> Data for this task
┄┄┄┄┄┄┄┄┄┄

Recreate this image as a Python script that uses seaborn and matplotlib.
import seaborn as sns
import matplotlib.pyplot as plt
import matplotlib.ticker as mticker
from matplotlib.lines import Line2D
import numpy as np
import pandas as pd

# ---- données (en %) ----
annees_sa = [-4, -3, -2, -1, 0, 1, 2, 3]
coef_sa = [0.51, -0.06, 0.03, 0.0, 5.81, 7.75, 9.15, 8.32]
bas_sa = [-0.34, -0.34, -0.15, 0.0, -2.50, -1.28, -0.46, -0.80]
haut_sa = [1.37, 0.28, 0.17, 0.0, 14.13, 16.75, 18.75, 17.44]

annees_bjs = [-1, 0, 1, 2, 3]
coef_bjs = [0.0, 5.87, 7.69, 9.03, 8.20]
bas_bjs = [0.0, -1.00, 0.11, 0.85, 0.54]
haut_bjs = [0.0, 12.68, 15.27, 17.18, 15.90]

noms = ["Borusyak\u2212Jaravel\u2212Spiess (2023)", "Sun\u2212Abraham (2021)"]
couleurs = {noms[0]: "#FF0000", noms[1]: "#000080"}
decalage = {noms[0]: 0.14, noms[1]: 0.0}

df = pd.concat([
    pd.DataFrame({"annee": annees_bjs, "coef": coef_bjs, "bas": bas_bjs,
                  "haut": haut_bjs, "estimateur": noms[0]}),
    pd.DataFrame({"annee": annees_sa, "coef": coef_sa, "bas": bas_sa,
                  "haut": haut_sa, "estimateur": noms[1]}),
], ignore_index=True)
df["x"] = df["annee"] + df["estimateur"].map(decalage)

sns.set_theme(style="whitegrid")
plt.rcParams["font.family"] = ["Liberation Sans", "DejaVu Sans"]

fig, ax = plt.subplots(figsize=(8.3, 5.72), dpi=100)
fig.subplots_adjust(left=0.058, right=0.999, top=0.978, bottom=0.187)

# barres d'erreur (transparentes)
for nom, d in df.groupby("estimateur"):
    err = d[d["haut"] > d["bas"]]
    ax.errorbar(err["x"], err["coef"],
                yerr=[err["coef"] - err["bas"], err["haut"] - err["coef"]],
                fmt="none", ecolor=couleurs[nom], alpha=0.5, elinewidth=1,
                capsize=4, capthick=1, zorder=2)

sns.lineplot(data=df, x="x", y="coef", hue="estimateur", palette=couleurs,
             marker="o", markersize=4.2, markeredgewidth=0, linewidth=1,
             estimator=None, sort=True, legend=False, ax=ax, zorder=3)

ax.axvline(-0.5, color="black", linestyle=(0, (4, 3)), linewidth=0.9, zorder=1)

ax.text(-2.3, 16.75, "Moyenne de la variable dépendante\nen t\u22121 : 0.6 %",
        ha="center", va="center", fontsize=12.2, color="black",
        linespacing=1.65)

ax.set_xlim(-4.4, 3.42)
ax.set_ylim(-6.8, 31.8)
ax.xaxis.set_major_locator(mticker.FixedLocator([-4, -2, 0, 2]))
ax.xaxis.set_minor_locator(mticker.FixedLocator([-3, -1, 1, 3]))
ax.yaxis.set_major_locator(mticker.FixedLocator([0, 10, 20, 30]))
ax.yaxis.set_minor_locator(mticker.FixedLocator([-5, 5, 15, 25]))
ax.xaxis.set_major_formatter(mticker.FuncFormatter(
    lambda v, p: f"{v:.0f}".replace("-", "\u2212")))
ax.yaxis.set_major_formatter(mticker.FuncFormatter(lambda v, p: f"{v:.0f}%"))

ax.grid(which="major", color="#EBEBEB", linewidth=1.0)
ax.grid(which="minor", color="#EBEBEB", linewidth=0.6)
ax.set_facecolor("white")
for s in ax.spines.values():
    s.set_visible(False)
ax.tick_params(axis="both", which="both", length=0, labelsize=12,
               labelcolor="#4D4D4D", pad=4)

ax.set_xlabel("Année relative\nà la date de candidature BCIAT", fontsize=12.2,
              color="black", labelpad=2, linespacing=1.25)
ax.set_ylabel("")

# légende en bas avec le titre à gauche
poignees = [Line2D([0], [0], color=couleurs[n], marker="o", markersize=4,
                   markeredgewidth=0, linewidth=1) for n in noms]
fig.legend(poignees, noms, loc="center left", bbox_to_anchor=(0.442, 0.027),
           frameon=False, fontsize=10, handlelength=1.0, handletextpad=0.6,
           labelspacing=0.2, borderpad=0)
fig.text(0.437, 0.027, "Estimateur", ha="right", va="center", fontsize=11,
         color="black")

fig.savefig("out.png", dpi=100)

┄┄┄┄┄┄┄┄┄┄

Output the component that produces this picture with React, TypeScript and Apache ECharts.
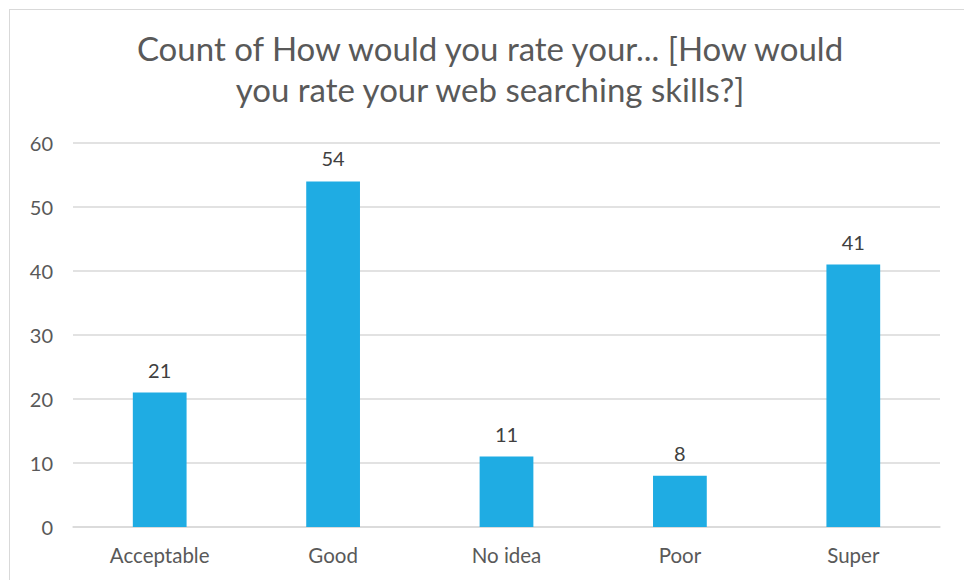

┄┄┄┄┄┄┄┄┄┄

Extract the run of lines that opens with the line containing "Recreate this image" and closes with the line containing "import pandas as pd"; reproduce it exactly and add nothing.

Recreate this image as a Python script that uses seaborn and matplotlib.
import seaborn as sns
import matplotlib.pyplot as plt
import matplotlib.ticker as mticker
from matplotlib.lines import Line2D
import numpy as np
import pandas as pd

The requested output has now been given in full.